The deep corruption of the Haitian government is connected with the 2 percent of Haitians with foreign passports who own Haiti and are constantly capitalizing on the ongoing disasters (both human-made and natural) so that they can maintain their privilege. These 2 percent who work behind the scenes in what we usually refer to as a “politique de doublure” are supported by the superpowers (U.S., Canada, France, United Nations, etc.). For instance, during elections the elite usually work with these superpowers to ensure that their chosen candidates become president so that they can better control Haiti.
Let us not forget the neoliberal economic policies that contribute to food insecurity and prevent food sovereignty, forcing peasants to leave their lands and move to urban areas in search of a better life, but instead enter a cycle of worse poverty.
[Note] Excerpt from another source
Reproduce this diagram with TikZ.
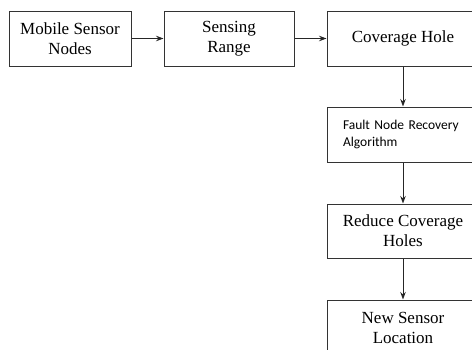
\documentclass[tikz,border=0pt]{standalone}
\usepackage{fontspec}
\setmainfont{Liberation Serif}
\newfontfamily\calfont{Carlito}
\usetikzlibrary{positioning,arrows.meta}
\begin{document}
\begin{tikzpicture}[
  x=1pt, y=-1pt,
  node distance=40pt and 32pt,
  block/.style={rectangle, draw=black!80, line width=1pt, minimum height=55pt, inner sep=0pt, align=center, font=\fontsize{17}{20}\selectfont},
  >={Stealth[length=7.5pt,width=5.5pt]}
]
\clip (0,0) rectangle (472,349);
\useasboundingbox (0,0) rectangle (472,349);

% Top row
\node[block, minimum width=122pt] (mobile) at (70,38.5) {Mobile Sensor\\Nodes};
\node[block, minimum width=130pt, right=32pt of mobile] (range) {Sensing\\Range};
\node[block, minimum width=152pt, right=32pt of range] (hole) {Coverage Hole};

% Right column
\node[block, minimum width=152pt, below=40pt of hole, align=left, text width=120pt, inner xsep=16pt, font=\calfont\fontsize{13.5}{17}\selectfont] (fault) {Fault Node Recovery\\Algorithm};
\node[block, minimum width=152pt, minimum height=54pt, below=41pt of fault] (reduce) {Reduce Coverage\\Holes};
\node[block, minimum width=152pt, below=41pt of reduce] (newloc) {New Sensor\\Location};

% Arrows
\draw[->,line width=1pt,black!85] (mobile) -- (range);
\draw[->,line width=1pt,black!85] (range) -- (hole);
\draw[->,line width=1pt,black!85] (hole) -- (fault);
\draw[->,line width=1pt,black!85] (fault) -- (reduce);
\draw[->,line width=1pt,black!85] (reduce) -- (newloc);
\end{tikzpicture}
\end{document}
There is the complicated story of the Creole pigs in Haiti that were slaughtered and destroyed in the 1980s by the U.S. to prevent the spread of African swine fever into the United States. The pigs represented a savings bank for the farmers, but the indigenous pigs were replaced with imported animals that were ill-adapted to the tropical climate. The wholesale death of rural livestock subsequently dismantled the livelihood of countless numbers of farmers. This impacted the Haitian economy so much that there was a direct impact on children’s education, since farmers were not able to send their kids to school because they couldn’t afford tuition and uniforms.
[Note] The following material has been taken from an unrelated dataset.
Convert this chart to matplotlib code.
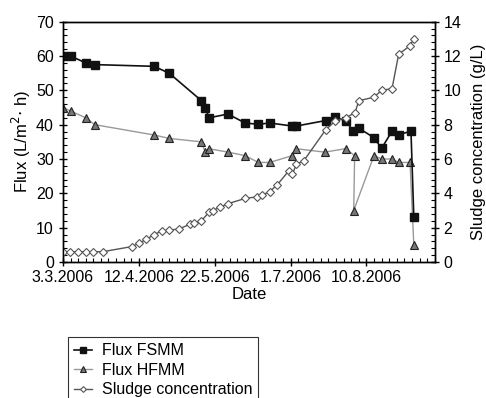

In 2010, former President Bill Clinton apologized for the trade policies that destroyed the livelihood of rice farmers in Haiti while enriching Arkansas farmers. The apologies did not help. People continue to starve and have to look for other alternatives.
Some Haitian migrants must take treacherous routes from Brazil and Chile to Mexico. While crossing borders, there are economic advantages for these countries because these migrants have to pay for food and accommodation, and the flights from Port-au-Prince to Chile and Brazil contribute to these countries’ economies.
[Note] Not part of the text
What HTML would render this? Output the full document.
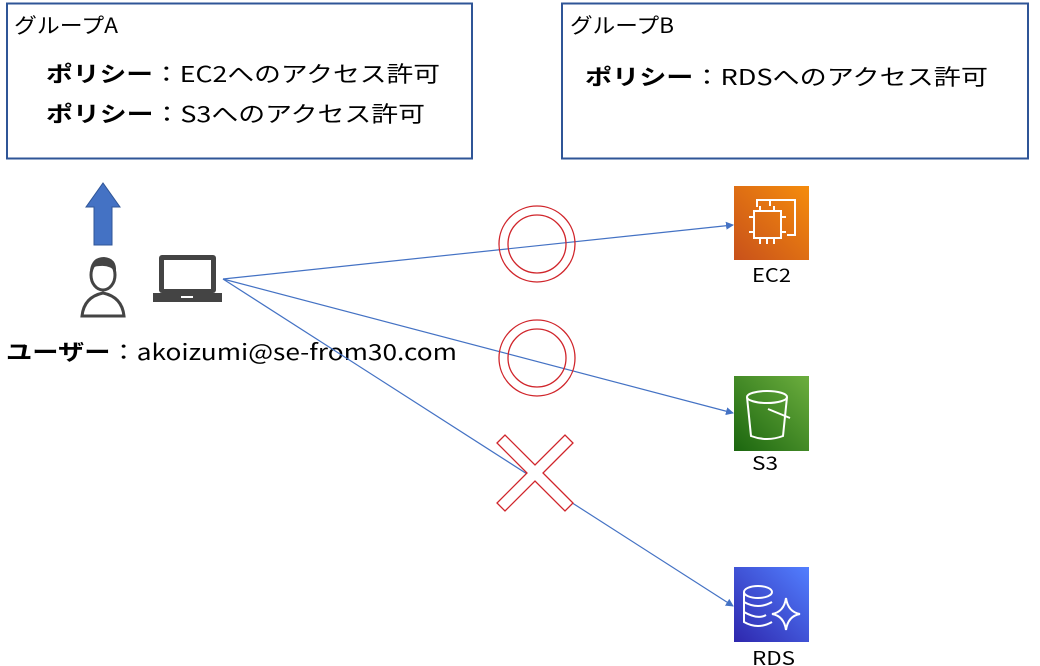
<!DOCTYPE html>
<html><head><meta charset="utf-8"><style>
body{margin:0;width:1040px;height:666px;background:#fff;overflow:hidden;font-family:"Noto Sans CJK JP","Liberation Sans",sans-serif;}
text{font-family:"Noto Sans CJK JP","Liberation Sans",sans-serif;}
</style></head><body>
<svg width="1040" height="666" xmlns="http://www.w3.org/2000/svg" style="position:absolute;left:0;top:0">
<defs>
<marker id="ar" markerWidth="8" markerHeight="8" refX="7" refY="4" orient="auto" markerUnits="userSpaceOnUse"><path d="M0,0 L8,4 L0,8 Z" fill="#4472c4"/></marker>
<linearGradient id="g1" x1="0" y1="1" x2="1" y2="0"><stop offset="0" stop-color="#c8511b"/><stop offset="1" stop-color="#f58c0c"/></linearGradient>
<linearGradient id="g2" x1="0" y1="1" x2="1" y2="0"><stop offset="0" stop-color="#1b660f"/><stop offset="1" stop-color="#6cae3e"/></linearGradient>
<linearGradient id="g3" x1="0" y1="1" x2="1" y2="0"><stop offset="0" stop-color="#2e27ad"/><stop offset="1" stop-color="#527fff"/></linearGradient>
</defs>
<rect x="7" y="3.5" width="465" height="155" fill="none" stroke="#2f5597" stroke-width="2"/>
<rect x="562" y="3.5" width="466" height="155" fill="none" stroke="#2f5597" stroke-width="2"/>
<text x="14" y="33" font-size="21" fill="#000" textLength="104" lengthAdjust="spacingAndGlyphs">グループA</text>
<text x="46" y="82" font-size="22" fill="#000" textLength="394" lengthAdjust="spacingAndGlyphs"><tspan font-weight="bold">ポリシー</tspan>：EC2へのアクセス許可</text>
<text x="46" y="122" font-size="22" fill="#000" textLength="379" lengthAdjust="spacingAndGlyphs"><tspan font-weight="bold">ポリシー</tspan>：S3へのアクセス許可</text>
<text x="570" y="33" font-size="21" fill="#000" textLength="104" lengthAdjust="spacingAndGlyphs">グループB</text>
<text x="585" y="85" font-size="22" fill="#000" textLength="403" lengthAdjust="spacingAndGlyphs"><tspan font-weight="bold">ポリシー</tspan>：RDSへのアクセス許可</text>
<path d="M94,245 V207 H86 L103,183 L120,207 H112 V245 Z" fill="#4472c4" stroke="#2f5597" stroke-width="1"/>
<g fill="#fff" stroke="#444" stroke-width="3">
<path d="M82,316 Q84,297 103,293 Q122,297 124,316 Z"/>
<ellipse cx="103" cy="275" rx="12" ry="15"/>
</g>
<path d="M90,270 Q92,257 104,257 Q117,258 116,272 Q110,265 100,266 Q93,266 90,270 Z" fill="#444"/>
<rect x="159" y="255" width="57" height="38" rx="3" fill="#444"/>
<rect x="164" y="260" width="47" height="29" fill="#fff"/>
<path d="M153,293 H222 L222,302 H153 Z" fill="#444"/>
<rect x="181" y="296" width="12" height="2" fill="#fff"/>
<text x="6" y="360" font-size="22" fill="#000" textLength="451" lengthAdjust="spacingAndGlyphs"><tspan font-weight="bold">ユーザー</tspan>：akoizumi@se-from30.com</text>
<g stroke="#4472c4" stroke-width="1.2" fill="none" marker-end="url(#ar)">
<line x1="223" y1="279" x2="733" y2="225"/>
<line x1="223" y1="279" x2="733" y2="413"/>
<line x1="223" y1="279" x2="733" y2="606"/>
</g>
<g fill="none" stroke="#d0252b" stroke-width="1.3">
<circle cx="537" cy="244" r="38"/><circle cx="537" cy="244" r="29"/>
<circle cx="537" cy="358" r="38"/><circle cx="537" cy="358" r="29"/>
</g>
<path d="M497,443 L505,435 L535,465 L565,435 L573,443 L543,473 L573,503 L565,511 L535,481 L505,511 L497,503 L527,473 Z" fill="#fff" stroke="#d0252b" stroke-width="1.3"/>
<rect x="734" y="186" width="75" height="74" fill="url(#g1)"/>
<g fill="none" stroke="#fff" stroke-width="2"><path d="M757,207 V200 H795 V235 H787"/><path d="M770,200 V206"/><rect x="754" y="211" width="27" height="27"/><path d="M760,238 v6 M767,238v6 M774,238v6 M760,211v-5 M774,211v-5 M754,217h-5 M754,232h-5 M781,217h5 M781,232h5"/></g>
<rect x="734" y="376" width="75" height="75" fill="url(#g2)"/>
<g fill="none" stroke="#fff" stroke-width="2"><ellipse cx="767" cy="397" rx="20" ry="6"/><path d="M747,397 L751,436 Q767,442 783,436 L787,397"/><path d="M768,409 L790,418"/></g>
<rect x="734" y="567" width="75" height="75" fill="url(#g3)"/>
<g fill="none" stroke="#fff" stroke-width="2"><ellipse cx="758" cy="592" rx="14" ry="6"/><path d="M744,592 V622 Q758,630 772,622 M744,602 Q758,610 772,602 M744,612 Q758,620 766,615"/><path d="M786,598 Q788,612 800,614 Q788,616 786,630 Q784,616 772,614 Q784,612 786,598 Z"/></g>
<text x="752" y="282" font-size="19" textLength="39" lengthAdjust="spacingAndGlyphs">EC2</text>
<text x="752" y="470" font-size="19" textLength="26" lengthAdjust="spacingAndGlyphs">S3</text>
<text x="752" y="665" font-size="19" textLength="43" lengthAdjust="spacingAndGlyphs">RDS</text>
</svg>
</body></html>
There is the old myth stemming from colonization that dictates that Black bodies are inferior. Let us be clear and honest: If the Haitians were lighter skinned, would they have been given the same treatment? Probably not.
The current treatment of Haitians at the border, and the use of whips and horses, is inhumane. Do those who think it’s acceptable to treat Haitians this way see them differently because of their Black bodies?
Many Haitians are hard workers. There is currently a labor shortage in the United States. What if we could get past the narratives and the images and think that perhaps, just perhaps, some of these Haitian migrants could possibly be able to contribute to the workforce? What if we could identify skill sets that they may have and provide language and acclimatization training so they can contribute these skills for the greater good?
In 10, 20, 25 or 100 years, I wonder what story we will tell of Haiti. Will people remember that since the 1700s, enslaved people in Haiti — well before “Black Lives Matter” became a rallying cry — demonstrated to the entire world that our Black lives matter because we are ready to live free or die? What if we accept that neutrality is not an option and make a choice? What if for one moment we pause and think that perhaps we are all climate refugees on this planet called Earth? Haiti’s ongoing climate crisis started during the period of colonization with the French exploiting its natural resources. It continues today in the forms of deforestation, earthquakes and hurricanes (both man-made disasters and disasters resulting from capitalism, neoliberalism, inequity and greed). All these are contributing factors that push people to migrate. Perhaps then we could look at the women, men and children at the border with our hearts, minds and souls. Perhaps then we will be open to really seeing the Haitian migrants with dignity, compassion, care, empathy and humanity.